The Dungeonmaster is cheesy as hell which is a large part of its charm. It’s an old school special effects extravaganza with the Claymation, makeup, puppets and a whole lot of 80s F/X wizardry. The sequence with the giant stone statue is reminiscent of Harryhausen. This is the main appeal of Empire Pictures and its output. Granted, the sequences have a disjointed feel like they were thrown together in some random order. I also get the impression that the movie was heavily edited. With a running time of 78 (or 73) minutes, it’s clear somebody decided some of the material belonged on the cutting room floor. But I don’t really care because The Dungeonmaster is a lot of fun.
There is some really dopey dialogue in The Dungeonmaster, the most famous line being when Paul announces to Mestema, “I reject your reality and substitute my own.” I just about lost it when Paul responds to Gwen’s jealousy with “It can’t link up the way WE can.” Ah, true words of romance; sheer poetry, to be sure.
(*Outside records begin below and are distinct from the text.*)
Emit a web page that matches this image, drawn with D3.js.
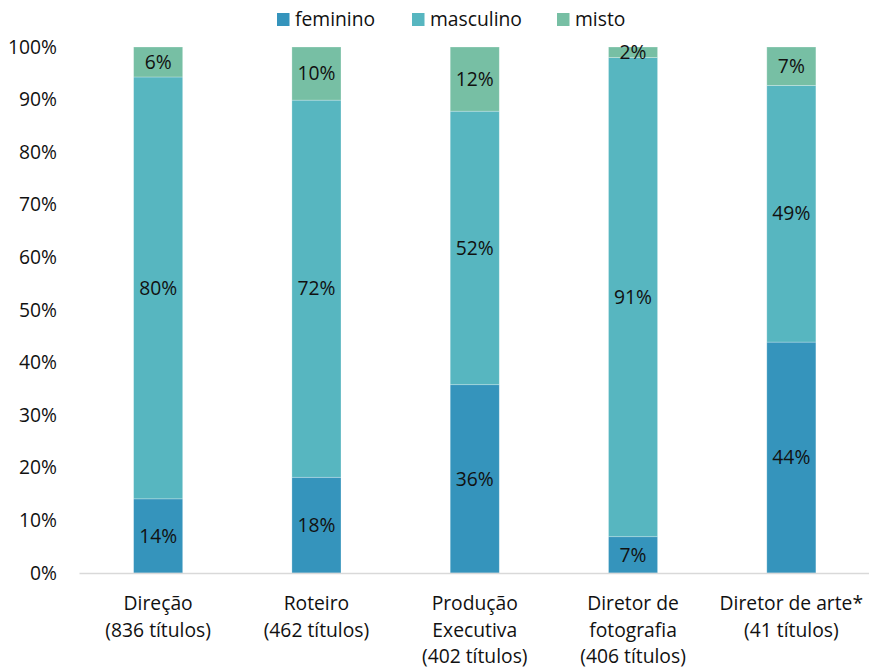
<!DOCTYPE html>
<html lang="pt">
<head>
<meta charset="UTF-8">
<title>Composição por gênero</title>
<style>
    body { margin: 0; background: #fff; }
    text { font-family: "Open Sans", "Noto Sans", sans-serif; fill: #111; }
</style>
</head>
<body>
<script src="https://d3js.org/d3.v7.min.js"></script>
<script>
    let categories = [
        ['Direção', '(836 títulos)'],
        ['Roteiro', '(462 títulos)'],
        ['Produção', 'Executiva', '(402 títulos)'],
        ['Diretor de', 'fotografia', '(406 títulos)'],
        ['Diretor de arte*', '(41 títulos)']
    ];
    let series = ['feminino', 'masculino', 'misto'];
    let feminino = [14.1, 18.2, 35.8, 6.9, 43.9];
    let masculino = [80.2, 71.7, 52.0, 91.1, 48.8];
    let misto = [5.7, 10.1, 12.2, 2.0, 7.3];
    let labels = [
        ['14%', '80%', '6%'],
        ['18%', '72%', '10%'],
        ['36%', '52%', '12%'],
        ['7%', '91%', '2%'],
        ['44%', '49%', '7%']
    ];
    let yTicks = [0, 10, 20, 30, 40, 50, 60, 70, 80, 90, 100];
    let colors = ['#3594bc', '#57b6c0', '#77bfa4'];

    let width = 869;
    let height = 667;
    let padding = { top: 47, right: 0, bottom: 94, left: 79 };
    let fs = 19.3;

    let svg = d3.select('body').append('svg')
        .attr('width', width)
        .attr('height', height);

    let keys = categories.map((c, i) => i);
    let table = keys.map(i => ({ i: i, feminino: feminino[i], masculino: masculino[i], misto: misto[i] }));
    let stacked = d3.stack().keys(series)(table);

    let xScale = d3.scaleBand()
        .domain(keys)
        .range([padding.left, width - padding.right + 1.5])
        .paddingInner(0.69)
        .paddingOuter(0.345);
    let yScale = d3.scaleLinear()
        .domain([0, 100])
        .range([height - padding.bottom, padding.top]);

    // y axis labels
    let yAxis = d3.axisLeft(yScale)
        .tickValues(yTicks)
        .tickFormat(d => d + '%')
        .tickSize(0)
        .tickPadding(0);
    let gy = svg.append('g')
        .attr('transform', 'translate(57,0)')
        .call(yAxis);
    gy.select('.domain').remove();
    gy.selectAll('text').attr('font-size', fs).attr('fill', '#111')
        .attr('font-family', '"Open Sans", sans-serif');

    // bars
    let groups = svg.selectAll('g.layer').data(stacked).enter()
        .append('g').attr('class', 'layer')
        .attr('fill', (d, k) => colors[k]);
    groups.selectAll('rect').data(d => d).enter()
        .append('rect')
        .attr('x', d => xScale(d.data.i))
        .attr('width', xScale.bandwidth())
        .attr('y', d => yScale(d[1]))
        .attr('height', d => yScale(d[0]) - yScale(d[1]))
        .attr('stroke', '#ffffff')
        .attr('stroke-opacity', 0.35)
        .attr('stroke-width', 0.75);

    // value labels
    stacked.forEach((layer, k) => {
        svg.append('g').selectAll('text').data(layer).enter()
            .append('text')
            .attr('x', d => xScale(d.data.i) + xScale.bandwidth() / 2)
            .attr('y', d => yScale((d[0] + d[1]) / 2))
            .attr('dy', '0.35em')
            .attr('text-anchor', 'middle')
            .attr('font-size', fs)
            .text(d => labels[d.data.i][k]);
    });

    // x axis
    let xAxis = d3.axisBottom(xScale).tickSize(0).tickFormat('');
    let gx = svg.append('g')
        .attr('transform', 'translate(0,' + (height - padding.bottom) + ')')
        .call(xAxis);
    gx.select('.domain').attr('stroke', '#d9d9d9').attr('stroke-width', 1.5);

    categories.forEach((lines, i) => {
        let t = svg.append('text')
            .attr('text-anchor', 'middle')
            .attr('font-size', fs)
            .attr('x', xScale(i) + xScale.bandwidth() / 2)
            .attr('y', 610);
        lines.forEach((l, j) => {
            t.append('tspan')
                .attr('x', xScale(i) + xScale.bandwidth() / 2)
                .attr('dy', j === 0 ? 0 : 26.5)
                .text(l);
        });
    });

    // legend
    let legendX = [277, 412, 557];
    let legend = svg.append('g');
    series.forEach((s, k) => {
        legend.append('rect')
            .attr('x', legendX[k])
            .attr('y', 13)
            .attr('width', 12.5)
            .attr('height', 13)
            .attr('fill', colors[k]);
        legend.append('text')
            .attr('x', legendX[k] + 18)
            .attr('y', 19)
            .attr('dy', '0.35em')
            .attr('font-size', fs)
            .text(s);
    });
</script>
</body>
</html>
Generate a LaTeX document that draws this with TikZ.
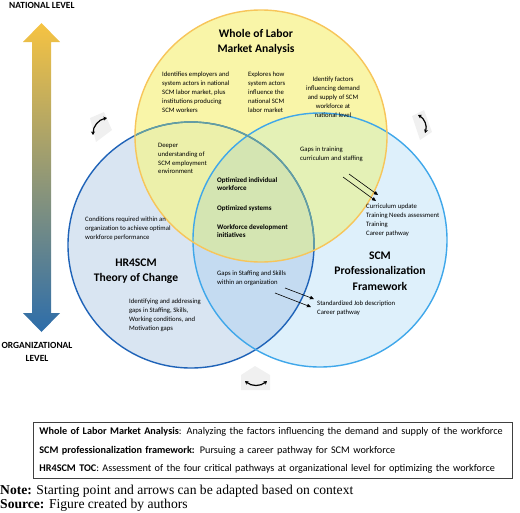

Moll, who went on to play the bailiff Bull in the sitcom Night Court, makes a great villain under all that makeup. Byron is pretty good if unexceptional as Paul, the computer geek-turned-mighty warrior. He manages to play the role with a straight face; if that isn’t acting, I don’t know what is. Wing is okay as Gwen. She’s easy on the eyes. The cast also includes Phil Fondacaro (Troll) as a mischievous little dude who leads Paul right to the giant stone creature.
If I had to choose a favorite sequence in The Dungeonmaster, I’d have to say it’s the one with W.A.S.P. Their music is such a perfect fit to the devilish proceedings. But in all honesty, I like the movie as a whole. Sure, it’s not high art. In fact, it’s complete junk. It’s silly, cheesy, convoluted and dumb. It’s positively laughable at times. I guess it’s a good thing nobody takes themselves seriously in front of or behind the camera.